These books on England (for history buffs) are ideal for rainy day reads. Not everyone wants to spend time looking at the past, but it can be interesting, in order to change the present and future. Unless you know how we live in a country where just a few own most of the land, it can be hard to create change.
The History of the Countryside is a beautifully written book by ecological academic Oliver Rackham on the endless changing character of natural and man-made features of our land: fields, highways, hedgerows, fens, marshes, rivers, heaths, coasts, woods and wood pastures. Oliver Rackham looks at subtle and sometimes radical ways in which fauna, flora, climate, soil and people have played their part in shaping our countryside.
A Short History of England takes us from the key events that shaped England’s birth to its rise to global prominence, to the partial eclipse and beyond. Perhaps those who still think ‘we are an empire’ should read this! By journalist Simon Jenkins, this beautifully illustrated book is an ideal gift.
Who Owns England? is by environmental writer Guy Shrubshole. This is a cracker. He uses modern methods like GPS mapping, Freedom of Information (and a little bit of peaceful trespassing) to look at who owns our land and offers an inspiring manifesto for change. As food for thought, one reason for our constant floods is grouse-shooting (flattening the land for shoots, which means water is not absorbed). But because those who do it own most of the land, nothing changes. Look at recently, when a Cabinet meeting was held to discuss grouse shooting (not the fact that a footballer had to shame it into providing free school meals, for children in poverty).
The Northumbrians is a history of this heavy drinking, social and sentimental people near the border, who have had a violent and interesting history. What can we learn from the folks that gave us the locomotive and the lightbulb? A future of people – caught between the South and Scotland.

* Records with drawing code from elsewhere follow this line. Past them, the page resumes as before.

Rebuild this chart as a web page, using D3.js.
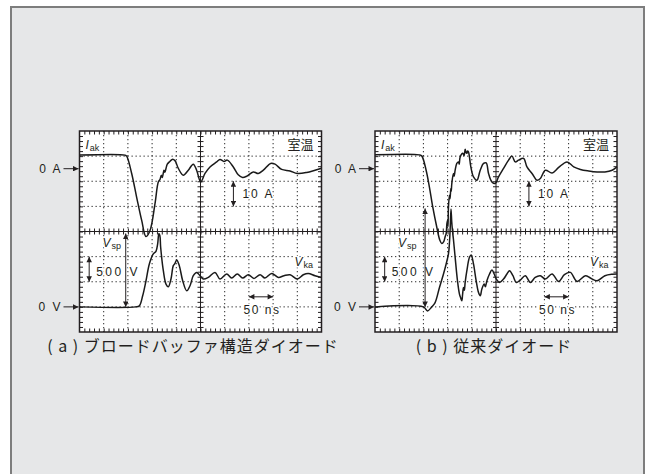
<!DOCTYPE html>
<html>
<head>
<meta charset="utf-8">
<script src="https://cdn.jsdelivr.net/npm/d3@7"></script>
<style>
  body { margin: 0; background: #fff; }
  svg { display: block; }
  .lbl { font-family: "Liberation Sans", Arial, sans-serif; font-size: 12px; fill: #231f20; letter-spacing: 2px; }
  .halo { paint-order: stroke; stroke: #fff; stroke-width: 3px; stroke-linejoin: round; }
  .jp { font-family: "Noto Sans CJK JP", sans-serif; fill: #231f20; }
</style>
</head>
<body>
<div id="chart"></div>
<script>
// Formas de onda: [tempo (ns), valor]
// (a) diodo "broad buffer"
const iakA = [[0,5.4],[94,5.4],[97.5,5.0],[107.8,-1.9],[118,-11.3],[128.5,-20.6],[137.4,-27],[145.7,-24.6],[156,-13.9],[162.8,-5.3],[166.3,-4.3],[169,-2.6],[171,-3.5],[174.6,-0.6],[176.5,-1.4],[178.7,0.1],[181.4,1.8],[185.6,2.7],[191.7,3.7],[197.3,3.2],[204.2,0.1],[214.5,-2.6],[224.8,-0.6],[235,1.8],[242,-0.6],[250.4,-5.3],[259.3,-1.9],[269.6,0.7],[283.4,2.7],[290.3,3.7],[298.5,2.9],[305.4,3.4],[317.8,0.7],[328,-2.4],[337,-3.5],[345.4,-3.0],[359,-1.3],[369.4,-1.9],[379.8,-0.6],[395,2.1],[404,1.8],[417.7,-0.3],[435,-0.9],[450,-1.9],[469.4,-1.5],[500,0.2]];
const vkaA = [[0,0],[116,0],[123.6,20],[130.5,220],[137.4,520],[144.3,854],[152.5,1054],[158,1106],[161.5,1254],[164,1460],[166,1420],[167.7,1186],[173.2,720],[178.7,454],[183.5,400],[189,554],[193.8,820],[197,860],[200.8,934],[206.2,820],[213.2,520],[221.5,320],[228.3,420],[235.1,620],[242.1,686],[249,620],[255.8,554],[266.1,586],[280,686],[290.3,554],[304.1,654],[314.4,574],[326,654],[337.2,574],[348.8,640],[360.5,566],[373,640],[383.2,574],[397,666],[410.8,586],[422.5,620],[435,640],[450,554],[462.4,640],[472.7,666],[486.6,620],[500,586]];

// (b) diodo convencional
const iakB = [[0,5.5],[91.7,5.5],[96.6,5.1],[105.6,-0.6],[112.4,-7.3],[119.4,-15.3],[127.7,-23.3],[134,-28.5],[138,-29.8],[142,-29],[145,-27],[147,-25.9],[148.5,-22],[149.8,-20.6],[150.8,-23],[151.8,-15.3],[153.8,-10.6],[155,-12],[156.7,-7.9],[157.5,-9],[158.7,-5.9],[162,-1.9],[163.5,-3],[165.6,-0.6],[169,2.1],[172.5,2.7],[174,1.8],[176,4.7],[181.5,6.1],[184,5.2],[186.3,7.7],[188,6.5],[189.8,6.1],[191,7],[193,6.7],[198,0.7],[203.5,-3.3],[210.5,-4.6],[217.4,-0.6],[224.2,2.1],[229.8,2.3],[234.6,-1.9],[241.6,-5.3],[248.4,-5.9],[255.2,-3.3],[265.6,0.1],[276,3.4],[283,5.0],[289.8,2.7],[296.6,3.4],[307,4.1],[314,0.7],[324.4,-1.9],[334.7,-4.6],[341.6,-3.9],[352,-0.6],[365.8,-1.7],[379.5,0.5],[396.8,2.7],[410.6,0.7],[424.4,-0.3],[441.5,-0.9],[458.9,-1.3],[475,-1.3],[490,-0.6],[500,0.7]];
const vkaB = [[0,0],[100,0],[108.3,-80],[117.3,0],[124.2,86],[133.2,386],[141.5,654],[147,854],[151.8,1054],[154,1300],[155.5,1600],[157,1950],[158.5,1700],[160,1520],[162,1350],[165.6,986],[170.4,520],[174.5,254],[177,180],[179.4,120],[181,250],[182.8,386],[184.5,330],[186.3,486],[189.8,720],[195.2,986],[198.7,1034],[203.5,854],[209,520],[213.9,286],[217.4,220],[220.8,354],[225.6,454],[228,400],[231.2,520],[236.6,654],[241.6,734],[246.3,654],[250.5,554],[257.4,486],[265.6,554],[272.6,654],[278,720],[285,620],[292,486],[300,534],[310.5,620],[321,486],[331,586],[341.6,620],[352,554],[365.8,654],[379.5,506],[391.3,640],[403.7,686],[417.4,506],[434.7,620],[445,574],[458.9,520],[475,620],[490,650],[500,654]];

// Tensão de pico Vsp (seta) e legendas
const vspA = { t: 95.5, v: 1460 };
const vspB = { t: 103.5, v: 1960 };
const captions = ['( a ) ブロードバッファ構造ダイオード', '( b ) 従来ダイオード'];
const roomTemp = '室温';

const W = 651, H = 474;
const TOP = 131, PW = 242, PH = 201;

const svg = d3.select('#chart').append('svg')
  .attr('width', W).attr('height', H);

// Fundo cinza com moldura
svg.append('rect')
  .attr('x', 11).attr('y', 7).attr('width', 633).attr('height', 480)
  .attr('fill', '#e6e7e8').attr('stroke', '#7d7d7d').attr('stroke-width', 2);

const defs = svg.append('defs');
defs.append('marker')
  .attr('id', 'ah').attr('viewBox', '0 0 10 10')
  .attr('refX', 10).attr('refY', 5)
  .attr('markerWidth', 7).attr('markerHeight', 5.5)
  .attr('markerUnits', 'userSpaceOnUse')
  .attr('orient', 'auto-start-reverse')
  .append('path').attr('d', 'M0,0L10,5L0,10z').attr('fill', '#231f20');

function arrow(g, x1, y1, x2, y2, both) {
  const l = g.append('line')
    .attr('x1', x1).attr('y1', y1).attr('x2', x2).attr('y2', y2)
    .attr('stroke', '#231f20').attr('stroke-width', 1)
    .attr('marker-end', 'url(#ah)');
  if (both) l.attr('marker-start', 'url(#ah)');
}

function drawPanel(left, iak, vka, vsp, caption, capX) {
  const g = svg.append('g');
  const x = d3.scaleLinear().domain([0, 500]).range([left, left + PW]);
  const yDiv = d3.scaleLinear().domain([0, 8]).range([TOP, TOP + PH]);
  const yI = d3.scaleLinear().domain([15, -65]).range([TOP, TOP + PH]);
  const yV = d3.scaleLinear().domain([3500, -500]).range([TOP, TOP + PH]);

  g.append('rect')
    .attr('x', left).attr('y', TOP).attr('width', PW).attr('height', PH)
    .attr('fill', '#fff');

  // Grade pontilhada
  const vDivs = d3.range(50, 500, 50).filter(t => t !== 250);
  const hDivs = d3.range(1, 8).filter(d => d !== 4);
  g.selectAll('.gv').data(vDivs).enter().append('line')
    .attr('x1', d => x(d)).attr('x2', d => x(d))
    .attr('y1', TOP).attr('y2', TOP + PH)
    .attr('stroke', '#2a2a2a').attr('stroke-width', 1).attr('stroke-dasharray', '1.3,2.7');
  g.selectAll('.gh').data(hDivs).enter().append('line')
    .attr('x1', left).attr('x2', left + PW)
    .attr('y1', d => yDiv(d)).attr('y2', d => yDiv(d))
    .attr('stroke', '#2a2a2a').attr('stroke-width', 1).attr('stroke-dasharray', '1.3,2.7');

  // Eixos centrais
  g.append('line').attr('x1', x(250)).attr('x2', x(250)).attr('y1', TOP).attr('y2', TOP + PH)
    .attr('stroke', '#231f20').attr('stroke-width', 1);
  g.append('line').attr('x1', left).attr('x2', left + PW).attr('y1', yDiv(4)).attr('y2', yDiv(4))
    .attr('stroke', '#231f20').attr('stroke-width', 1);

  // Marcas menores (bordas e eixos centrais)
  const minorT = d3.range(10, 500, 10);
  const minorD = d3.range(0.2, 8, 0.2);
  const clean = a => { a.select('.domain').remove(); a.selectAll('line').attr('stroke', '#231f20'); };
  const tk = (axis, tr) => g.append('g').attr('transform', tr).call(axis.tickFormat('').tickSizeOuter(0)).call(clean);

  tk(d3.axisBottom(x).tickValues(minorT).tickSizeInner(3.5), `translate(0,${TOP})`);
  tk(d3.axisTop(x).tickValues(minorT).tickSizeInner(3.5), `translate(0,${TOP + PH})`);
  tk(d3.axisRight(yDiv).tickValues(minorD).tickSizeInner(3.5), `translate(${left},0)`);
  tk(d3.axisLeft(yDiv).tickValues(minorD).tickSizeInner(3.5), `translate(${left + PW},0)`);
  tk(d3.axisBottom(x).tickValues(minorT).tickSizeInner(3), `translate(0,${yDiv(4)})`);
  tk(d3.axisTop(x).tickValues(minorT).tickSizeInner(3), `translate(0,${yDiv(4)})`);
  tk(d3.axisRight(yDiv).tickValues(minorD).tickSizeInner(3), `translate(${x(250)},0)`);
  tk(d3.axisLeft(yDiv).tickValues(minorD).tickSizeInner(3), `translate(${x(250)},0)`);

  // Rótulos internos (com fundo branco sobre a grade)
  const sym = (px, py, main, sub) => {
    const t = g.append('text').attr('class', 'halo').attr('x', px).attr('y', py)
      .style('font-family', '"Liberation Sans", Arial, sans-serif').attr('fill', '#231f20');
    t.append('tspan').style('font-style', 'italic').style('font-size', '12px').text(main);
    t.append('tspan').attr('dx', 1).attr('dy', 2).style('font-size', '9px').text(sub);
  };
  sym(left + 6, TOP + 18, 'I', 'ak');
  sym(left + 23, TOP + 116, 'V', 'sp');
  sym(left + 215, TOP + 135, 'V', 'ka');

  g.append('text').attr('class', 'jp halo').attr('x', left + PW - 8).attr('y', TOP + 18)
    .attr('text-anchor', 'end').style('font-size', '13px').text(roomTemp);

  // Escalas: 10 A/div, 500 V/div, 50 ns/div
  g.append('text').attr('class', 'lbl halo').attr('x', x(318) + 9).attr('y', yI(-10) + 4.5).text('10 A');
  g.append('text').attr('class', 'lbl halo').attr('x', x(20) + 7).attr('y', yV(750) + 7)
    .style('letter-spacing', '2.5px').text('500 V');
  g.append('text').attr('class', 'lbl halo').attr('x', x(375) + 1).attr('y', yV(200) + 17)
    .attr('text-anchor', 'middle').style('letter-spacing', '1.5px').text('50 ns');

  // Formas de onda
  const curve = d3.curveCatmullRom.alpha(0.5);
  g.append('path').datum(iak)
    .attr('d', d3.line().x(d => x(d[0])).y(d => yI(d[1])).curve(curve))
    .attr('fill', 'none').attr('stroke', '#1a1a1a').attr('stroke-width', 1.5);
  g.append('path').datum(vka)
    .attr('d', d3.line().x(d => x(d[0])).y(d => yV(d[1])).curve(curve))
    .attr('fill', 'none').attr('stroke', '#1a1a1a').attr('stroke-width', 1.5);

  g.append('rect')
    .attr('x', left).attr('y', TOP).attr('width', PW).attr('height', PH)
    .attr('fill', 'none').attr('stroke', '#231f20').attr('stroke-width', 1.5);

  arrow(g, x(318), yI(-5), x(318), yI(-15), true);
  arrow(g, x(20), yV(1000), x(20), yV(500), true);
  arrow(g, x(350), yV(200), x(400), yV(200), true);
  arrow(g, x(vsp.t), yV(vsp.v), x(vsp.t), yV(0), true);

  // Níveis de zero
  g.append('text').attr('class', 'lbl').attr('x', left - 17).attr('y', yI(0) + 4)
    .attr('text-anchor', 'end').text('0 A');
  arrow(g, left - 16, yI(0), left - 1, yI(0), false);
  g.append('text').attr('class', 'lbl').attr('x', left - 17).attr('y', yV(0) + 4)
    .attr('text-anchor', 'end').text('0 V');
  arrow(g, left - 16, yV(0), left - 1, yV(0), false);

  // Legenda inferior
  svg.append('text').attr('class', 'jp').attr('x', capX).attr('y', 352)
    .attr('text-anchor', 'middle').style('font-size', '16px').style('letter-spacing', '1px')
    .text(caption);
}

drawPanel(79.5, iakA, vkaA, vspA, captions[0], 193);
drawPanel(375, iakB, vkaB, vspB, captions[1], 494);
</script>
</body>
</html>
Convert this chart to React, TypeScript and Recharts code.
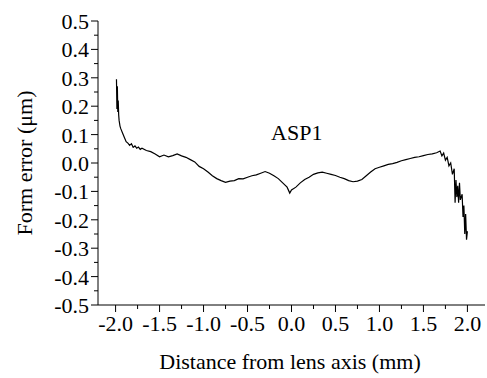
import { LineChart, Line, XAxis, YAxis, ReferenceDot } from "recharts";

const xValues = [
  -1.99, -1.985, -1.98, -1.975, -1.97, -1.965, -1.96, -1.95, -1.94, -1.92, -1.9, -1.88, -1.86,
  -1.84, -1.82, -1.8, -1.78, -1.76, -1.74, -1.72, -1.7, -1.65, -1.6, -1.55, -1.5, -1.45, -1.4,
  -1.35, -1.3, -1.25, -1.2, -1.15, -1.1, -1.05, -1.0, -0.95, -0.9, -0.85, -0.8, -0.75, -0.7,
  -0.65, -0.6, -0.55, -0.5, -0.45, -0.4, -0.35, -0.3, -0.25, -0.2, -0.15, -0.1, -0.05, -0.02,
  0.0, 0.05, 0.1, 0.15, 0.2, 0.25, 0.3, 0.35, 0.4, 0.45, 0.5, 0.55, 0.6, 0.65, 0.7, 0.75,
  0.8, 0.85, 0.9, 0.95, 1.0, 1.05, 1.1, 1.15, 1.2, 1.25, 1.3, 1.35, 1.4, 1.45, 1.5, 1.55,
  1.6, 1.65, 1.69, 1.71, 1.73, 1.75, 1.77, 1.79, 1.81, 1.83, 1.85, 1.86, 1.87, 1.88, 1.89,
  1.9, 1.91, 1.92, 1.94, 1.95, 1.96, 1.97, 1.98, 1.99, 2.0,
];

const formError = [
  0.295, 0.19, 0.27, 0.18, 0.22, 0.17, 0.15, 0.13, 0.12, 0.105, 0.09, 0.075, 0.07,
  0.062, 0.068, 0.055, 0.06, 0.052, 0.056, 0.048, 0.052, 0.044, 0.04, 0.032, 0.022, 0.028, 0.022,
  0.026, 0.032, 0.025, 0.02, 0.012, 0.004, -0.012, -0.02, -0.032, -0.045, -0.055, -0.062, -0.068, -0.064,
  -0.062, -0.055, -0.056, -0.05, -0.045, -0.042, -0.036, -0.03, -0.036, -0.045, -0.055, -0.07, -0.085, -0.106,
  -0.095, -0.085, -0.07, -0.058, -0.05, -0.04, -0.035, -0.032, -0.036, -0.04, -0.044, -0.05, -0.055, -0.062, -0.066, -0.064,
  -0.058, -0.045, -0.032, -0.02, -0.015, -0.01, -0.005, -0.002, 0.002, 0.008, 0.012, 0.016, 0.02, 0.022, 0.026, 0.03,
  0.032, 0.036, 0.042, 0.025, 0.035, 0.01, 0.02, -0.01, 0.0, -0.04, -0.02, -0.14, -0.06, -0.12, -0.08,
  -0.14, -0.07, -0.13, -0.11, -0.19, -0.15, -0.25, -0.18, -0.27, -0.24,
];

const xMajorTicks = [-2.0, -1.5, -1.0, -0.5, 0.0, 0.5, 1.0, 1.5, 2.0];
const xMinorTicks = [-1.75, -1.25, -0.75, -0.25, 0.25, 0.75, 1.25, 1.75];
const yMajorTicks = [-0.5, -0.4, -0.3, -0.2, -0.1, 0.0, 0.1, 0.2, 0.3, 0.4, 0.5];
const yMinorTicks = [-0.45, -0.35, -0.25, -0.15, -0.05, 0.05, 0.15, 0.25, 0.35, 0.45];

const data = xValues.map((x, i) => ({ x, y: formError[i] }));
const xTicks = [...xMajorTicks, ...xMinorTicks].sort((a, b) => a - b);
const yTicks = [...yMajorTicks, ...yMinorTicks].sort((a, b) => a - b);

const font = "'Liberation Serif', 'Times New Roman', Times, 'DejaVu Serif', serif";
const isMajor = (list: number[], v: number) => list.some((t) => Math.abs(t - v) < 1e-6);

const XTick = ({ x, y, payload }: any) => {
  const major = isMajor(xMajorTicks, payload.value);
  return (
    <g>
      <line x1={x} x2={x} y1={y} y2={y + (major ? 7 : 4)} stroke="#000" />
      {major && (
        <text x={x} y={y + 26} textAnchor="middle" fill="#000" style={{ fontFamily: font, fontSize: 22 }}>
          {payload.value.toFixed(1)}
        </text>
      )}
    </g>
  );
};

const YTick = ({ x, y, payload }: any) => {
  const major = isMajor(yMajorTicks, payload.value);
  return (
    <g>
      <line x1={x - (major ? 7 : 4)} x2={x} y1={y} y2={y} stroke="#000" />
      {major && (
        <text x={x - 9} y={y + 8} textAnchor="end" fill="#000" style={{ fontFamily: font, fontSize: 22 }}>
          {payload.value.toFixed(1)}
        </text>
      )}
    </g>
  );
};

export default function App() {
  return (
    <div style={{ position: "absolute", left: 0, top: 0, fontFamily: font }}>
      <LineChart
        width={487}
        height={378}
        data={data}
        margin={{ top: 21, right: 2, bottom: 0, left: 0 }}
      >
        <XAxis
          dataKey="x"
          type="number"
          domain={[-2.2, 2.2]}
          ticks={xTicks}
          interval={0}
          tick={<XTick />}
          tickLine={false}
          tickSize={0}
          tickMargin={0}
          stroke="#000"
          height={73}
          allowDataOverflow
          label={{
            content: () => (
              <text x={290} y={369} textAnchor="middle" fill="#000" style={{ fontFamily: font, fontSize: 22 }}>
                Distance from lens axis (mm)
              </text>
            ),
          }}
        />
        <YAxis
          type="number"
          domain={[-0.5, 0.5]}
          ticks={yTicks}
          interval={0}
          tick={<YTick />}
          tickLine={false}
          tickSize={0}
          tickMargin={0}
          stroke="#000"
          width={98}
          allowDataOverflow
          label={{
            content: () => (
              <text
                x={24}
                y={163}
                transform="rotate(-90 24 163)"
                textAnchor="middle"
                dominantBaseline="central"
                fill="#000"
                style={{ fontFamily: font, fontSize: 22 }}
              >
                Form error (μm)
              </text>
            ),
          }}
        />
        <ReferenceDot
          x={0.06}
          y={0.11}
          r={0}
          label={{ value: "ASP1", position: "center", fill: "#000", style: { fontFamily: font, fontSize: 22 } }}
        />
        <Line
          type="linear"
          dataKey="y"
          stroke="#000"
          strokeWidth={1.2}
          dot={false}
          isAnimationActive={false}
        />
      </LineChart>
    </div>
  );
}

- Mudlarking is a lauded book about items lost and found on the River Thames. Mudlarks are ‘river scavengers’ who look for usable debris in the mud of a river or harbour. Lara Maiklem has scoured the banks of the Thames for nearly 20 years and in this book charts what she has unearthed: from Neolithic flints to Roman hairpins, medieval buckles to Tudor buttons, Georgian clay pipes to Victorian toys. What began as a search for solitude came to reveal the story of a city, its people and their lost ways of life.
- Rag and Bone is a unique story from Lisa Woollett, who tells the history of her family, many of whom made their living years ago from London’s waste. This book traces the story of our rubbish, and the history of how we got to today’s present-day consumption. In a series of beachcombing and mudlarking walks (beginning in The Thames in central London) then out to the Kentish estuary and eventually to the Cornish coast, Lisa offers a beautifully written but urgent mixture of social history, family memoir and nature writing. This is a book on what we can learn from what we’ve thrown away; and a call to think more, about what we leave behind.